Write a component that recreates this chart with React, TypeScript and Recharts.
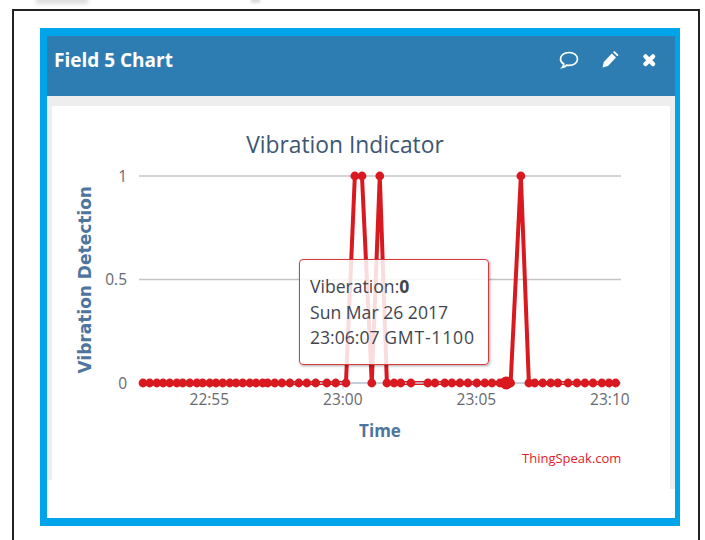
import { LineChart, Line, XAxis, YAxis, CartesianGrid, Tooltip } from "recharts";

// seconds relative to 23:00:00
const seconds = [
  -449, -434, -418, -404, -389, -373, -360, -344, -328, -315, -299, -285, -270, -254, -240,
  -225, -209, -195, -180, -169, -153, -137, -119, -99, -81, -61, -36, -16, 7,
  27, 43, 65, 83, 99, 115, 130, 153, 191, 207, 229, 245, 263, 281, 301, 319, 335, 353, 367, 377,
  400, 418, 431, 449, 467, 483, 506, 526, 544, 562, 582, 598, 613,
];
const vibration = [
  0, 0, 0, 0, 0, 0, 0, 0, 0, 0, 0, 0, 0, 0, 0,
  0, 0, 0, 0, 0, 0, 0, 0, 0, 0, 0, 0, 0, 0,
  1, 1, 0, 1, 0, 0, 0, 0, 0, 0, 0, 0, 0, 0, 0, 0, 0, 0, 0, 0,
  1, 0, 0, 0, 0, 0, 0, 0, 0, 0, 0, 0, 0,
];
const xTicks = [-300, 0, 300, 600];
const xTickLabels = ["22:55", "23:00", "23:05", "23:10"];
const yTicks = [0, 0.5, 1];
const hoveredIndex = 47;

const data = seconds.map((t, i) => ({ t, vibration: vibration[i] }));

const SANS = '"Open Sans", "Noto Sans", sans-serif';
const RED = "#d81a20";

function HoverBox() {
  return (
    <div
      style={{
        width: 190,
        height: 106,
        boxSizing: "border-box",
        padding: "14px 0 0 10px",
        background: "rgba(255,255,255,0.85)",
        border: "1.5px solid #d93a3f",
        borderRadius: 4,
        boxShadow: "1px 1px 3px rgba(0,0,0,0.35)",
        color: "#3f4650",
        fontFamily: SANS,
        fontSize: 17.6,
        lineHeight: "25.5px",
        whiteSpace: "nowrap",
      }}
    >
      <div>
        Viberation:<b>0</b>
      </div>
      <div>Sun Mar 26 2017</div>
      <div>
        23:06:07 <span style={{ letterSpacing: 0.8 }}>GMT-1100</span>
      </div>
    </div>
  );
}

function box(left: number, top: number, width: number, height: number, background: string) {
  return <div style={{ position: "absolute", left, top, width, height, background }} />;
}

function HeaderIcons() {
  return (
    <svg style={{ position: "absolute", left: 555, top: 48 }} width={110} height={24}>
      <path
        d="M14 4.500c-5 0-8.500 2.800-8.500 6.500 0 2.200 1.300 4 3.300 5.100-.1 1.500-.8 2.600-1.500 3.400 1.800-.3 3.300-1.200 4.400-2.400.9.200 1.800.3 2.300.3 5 0 8.500-2.800 8.500-6.400S19 4.500 14 4.500z"
        fill="none"
        stroke="#fff"
        strokeWidth={1.7}
      />
      <path d="M47.500 19.500l1.300-5.500 8-8.500 4.200 4-8 8.500z M58 4.300l1.400-1.400 4.200 4-1.400 1.400z" fill="#fff" />
      <path d="M90.500 8.500l7.500 7.500M98 8.500l-7.500 7.500" stroke="#fff" strokeWidth={4.500} strokeLinecap="round" />
    </svg>
  );
}

export default function App() {
  return (
    <div
      style={{
        position: "absolute",
        left: 0,
        top: 0,
        width: 705,
        height: 540,
        overflow: "hidden",
        background: "#fff",
      }}
    >
      <div style={{ position: "absolute", left: 36, top: -4, width: 52, height: 8, background: "#ddd", filter: "blur(2px)" }} />
      <div style={{ position: "absolute", left: 251, top: -3, width: 9, height: 6, background: "#ddd", filter: "blur(1px)" }} />

      <div style={{ position: "absolute", left: 12, top: 9, width: 684, height: 560, border: "2px solid #222" }} />
      {box(40, 28, 640, 498, "#00a4e8")}
      {box(47, 36, 628, 482, "#fff")}
      {box(47, 36, 628, 60, "#2e7db2")}
      {box(47, 96, 628, 10, "#eeeeee")}
      {box(47, 96, 5, 384, "#eeeeee")}
      {box(670, 96, 5, 393, "#eeeeee")}

      <div
        style={{
          position: "absolute",
          left: 54,
          top: 46,
          color: "#fff",
          fontFamily: SANS,
          fontWeight: 700,
          fontSize: 19,
          lineHeight: "28px",
          whiteSpace: "nowrap",
        }}
      >
        Field 5 Chart
      </div>
      <HeaderIcons />

      <div
        style={{
          position: "absolute",
          left: 52,
          top: 129,
          width: 586,
          textAlign: "center",
          color: "#3d5673",
          fontFamily: SANS,
          fontSize: 22.8,
          lineHeight: "32px",
          whiteSpace: "nowrap",
        }}
      >
        Vibration Indicator
      </div>

      <div style={{ position: "absolute", left: 52, top: 106 }}>
        <LineChart
          width={618}
          height={384}
          data={data}
          margin={{ top: 70, right: 49, bottom: 77, left: 47 }}
        >
          <CartesianGrid horizontal vertical={false} stroke="#c4c4c4" strokeWidth={1.5} />
          <XAxis
            dataKey="t"
            type="number"
            domain={[-458, 625]}
            ticks={xTicks}
            height={30}
            tickFormatter={(v: number) => xTickLabels[xTicks.indexOf(v)]}
            tick={{ fill: "#666a70", fontSize: 15.5, fontFamily: SANS }}
            tickLine={{ stroke: "#c0d0e0" }}
            tickSize={6}
            tickMargin={5}
            axisLine={{ stroke: "#c0d0e0", strokeWidth: 1.5 }}
            label={{
              value: "Time",
              position: "bottom",
              offset: 12,
              fill: "#4d759e",
              fontSize: 17,
              fontWeight: 700,
              fontFamily: SANS,
            }}
          />
          <YAxis
            type="number"
            domain={[0, 1]}
            ticks={yTicks}
            width={40}
            axisLine={false}
            tickLine={false}
            tickMargin={6}
            tick={{ fill: "#666a70", fontSize: 15.5, fontFamily: SANS }}
            label={{
              value: "Vibration Detection",
              angle: -90,
              position: "insideLeft",
              offset: -14,
              dy: 94,
              fill: "#4d759e",
              fontSize: 17,
              fontWeight: 700,
              fontFamily: '"DejaVu Sans", sans-serif',
            }}
          />
          <Tooltip
            active
            defaultIndex={hoveredIndex}
            cursor={false}
            position={{ x: 247, y: 153 }}
            content={<HoverBox />}
            isAnimationActive={false}
          />
          <Line
            type="linear"
            dataKey="vibration"
            stroke={RED}
            strokeWidth={4}
            dot={{ r: 4.4, fill: RED, stroke: RED, strokeWidth: 0 }}
            activeDot={{ r: 6.5, fill: RED, stroke: RED, strokeWidth: 0 }}
            isAnimationActive={false}
          />
        </LineChart>
      </div>

      <div
        style={{
          position: "absolute",
          left: 522,
          top: 449,
          color: "#e3202a",
          fontFamily: SANS,
          fontSize: 13,
          lineHeight: "18px",
          whiteSpace: "nowrap",
        }}
      >
        ThingSpeak.com
      </div>
    </div>
  );
}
.....
### AIM:
Omit the pictures, then output the rest of the listing exactly.

### ANSWER IN FULL:
Write a component that recreates this chart with React, TypeScript and Recharts.
import { LineChart, Line, XAxis, YAxis, CartesianGrid, Tooltip } from "recharts";

// seconds relative to 23:00:00
const seconds = [
  -449, -434, -418, -404, -389, -373, -360, -344, -328, -315, -299, -285, -270, -254, -240,
  -225, -209, -195, -180, -169, -153, -137, -119, -99, -81, -61, -36, -16, 7,
  27, 43, 65, 83, 99, 115, 130, 153, 191, 207, 229, 245, 263, 281, 301, 319, 335, 353, 367, 377,
  400, 418, 431, 449, 467, 483, 506, 526, 544, 562, 582, 598, 613,
];
const vibration = [
  0, 0, 0, 0, 0, 0, 0, 0, 0, 0, 0, 0, 0, 0, 0,
  0, 0, 0, 0, 0, 0, 0, 0, 0, 0, 0, 0, 0, 0,
  1, 1, 0, 1, 0, 0, 0, 0, 0, 0, 0, 0, 0, 0, 0, 0, 0, 0, 0, 0,
  1, 0, 0, 0, 0, 0, 0, 0, 0, 0, 0, 0, 0,
];
const xTicks = [-300, 0, 300, 600];
const xTickLabels = ["22:55", "23:00", "23:05", "23:10"];
const yTicks = [0, 0.5, 1];
const hoveredIndex = 47;

const data = seconds.map((t, i) => ({ t, vibration: vibration[i] }));

const SANS = '"Open Sans", "Noto Sans", sans-serif';
const RED = "#d81a20";

function HoverBox() {
  return (
    <div
      style={{
        width: 190,
        height: 106,
        boxSizing: "border-box",
        padding: "14px 0 0 10px",
        background: "rgba(255,255,255,0.85)",
        border: "1.5px solid #d93a3f",
        borderRadius: 4,
        boxShadow: "1px 1px 3px rgba(0,0,0,0.35)",
        color: "#3f4650",
        fontFamily: SANS,
        fontSize: 17.6,
        lineHeight: "25.5px",
        whiteSpace: "nowrap",
      }}
    >
      <div>
        Viberation:<b>0</b>
      </div>
      <div>Sun Mar 26 2017</div>
      <div>
        23:06:07 <span style={{ letterSpacing: 0.8 }}>GMT-1100</span>
      </div>
    </div>
  );
}

function box(left: number, top: number, width: number, height: number, background: string) {
  return <div style={{ position: "absolute", left, top, width, height, background }} />;
}

function HeaderIcons() {
  return (
    <svg style={{ position: "absolute", left: 555, top: 48 }} width={110} height={24}>
      <path
        d="M14 4.500c-5 0-8.500 2.800-8.500 6.500 0 2.200 1.300 4 3.300 5.100-.1 1.500-.8 2.600-1.500 3.400 1.800-.3 3.300-1.200 4.400-2.400.9.200 1.800.3 2.300.3 5 0 8.500-2.800 8.500-6.400S19 4.500 14 4.500z"
        fill="none"
        stroke="#fff"
        strokeWidth={1.7}
      />
      <path d="M47.500 19.500l1.300-5.500 8-8.500 4.200 4-8 8.500z M58 4.300l1.400-1.400 4.200 4-1.400 1.400z" fill="#fff" />
      <path d="M90.500 8.500l7.500 7.500M98 8.500l-7.500 7.500" stroke="#fff" strokeWidth={4.500} strokeLinecap="round" />
    </svg>
  );
}

export default function App() {
  return (
    <div
      style={{
        position: "absolute",
        left: 0,
        top: 0,
        width: 705,
        height: 540,
        overflow: "hidden",
        background: "#fff",
      }}
    >
      <div style={{ position: "absolute", left: 36, top: -4, width: 52, height: 8, background: "#ddd", filter: "blur(2px)" }} />
      <div style={{ position: "absolute", left: 251, top: -3, width: 9, height: 6, background: "#ddd", filter: "blur(1px)" }} />

      <div style={{ position: "absolute", left: 12, top: 9, width: 684, height: 560, border: "2px solid #222" }} />
      {box(40, 28, 640, 498, "#00a4e8")}
      {box(47, 36, 628, 482, "#fff")}
      {box(47, 36, 628, 60, "#2e7db2")}
      {box(47, 96, 628, 10, "#eeeeee")}
      {box(47, 96, 5, 384, "#eeeeee")}
      {box(670, 96, 5, 393, "#eeeeee")}

      <div
        style={{
          position: "absolute",
          left: 54,
          top: 46,
          color: "#fff",
          fontFamily: SANS,
          fontWeight: 700,
          fontSize: 19,
          lineHeight: "28px",
          whiteSpace: "nowrap",
        }}
      >
        Field 5 Chart
      </div>
      <HeaderIcons />

      <div
        style={{
          position: "absolute",
          left: 52,
          top: 129,
          width: 586,
          textAlign: "center",
          color: "#3d5673",
          fontFamily: SANS,
          fontSize: 22.8,
          lineHeight: "32px",
          whiteSpace: "nowrap",
        }}
      >
        Vibration Indicator
      </div>

      <div style={{ position: "absolute", left: 52, top: 106 }}>
        <LineChart
          width={618}
          height={384}
          data={data}
          margin={{ top: 70, right: 49, bottom: 77, left: 47 }}
        >
          <CartesianGrid horizontal vertical={false} stroke="#c4c4c4" strokeWidth={1.5} />
          <XAxis
            dataKey="t"
            type="number"
            domain={[-458, 625]}
            ticks={xTicks}
            height={30}
            tickFormatter={(v: number) => xTickLabels[xTicks.indexOf(v)]}
            tick={{ fill: "#666a70", fontSize: 15.5, fontFamily: SANS }}
            tickLine={{ stroke: "#c0d0e0" }}
            tickSize={6}
            tickMargin={5}
            axisLine={{ stroke: "#c0d0e0", strokeWidth: 1.5 }}
            label={{
              value: "Time",
              position: "bottom",
              offset: 12,
              fill: "#4d759e",
              fontSize: 17,
              fontWeight: 700,
              fontFamily: SANS,
            }}
          />
          <YAxis
            type="number"
            domain={[0, 1]}
            ticks={yTicks}
            width={40}
            axisLine={false}
            tickLine={false}
            tickMargin={6}
            tick={{ fill: "#666a70", fontSize: 15.5, fontFamily: SANS }}
            label={{
              value: "Vibration Detection",
              angle: -90,
              position: "insideLeft",
              offset: -14,
              dy: 94,
              fill: "#4d759e",
              fontSize: 17,
              fontWeight: 700,
              fontFamily: '"DejaVu Sans", sans-serif',
            }}
          />
          <Tooltip
            active
            defaultIndex={hoveredIndex}
            cursor={false}
            position={{ x: 247, y: 153 }}
            content={<HoverBox />}
            isAnimationActive={false}
          />
          <Line
            type="linear"
            dataKey="vibration"
            stroke={RED}
            strokeWidth={4}
            dot={{ r: 4.4, fill: RED, stroke: RED, strokeWidth: 0 }}
            activeDot={{ r: 6.5, fill: RED, stroke: RED, strokeWidth: 0 }}
            isAnimationActive={false}
          />
        </LineChart>
      </div>

      <div
        style={{
          position: "absolute",
          left: 522,
          top: 449,
          color: "#e3202a",
          fontFamily: SANS,
          fontSize: 13,
          lineHeight: "18px",
          whiteSpace: "nowrap",
        }}
      >
        ThingSpeak.com
      </div>
    </div>
  );
}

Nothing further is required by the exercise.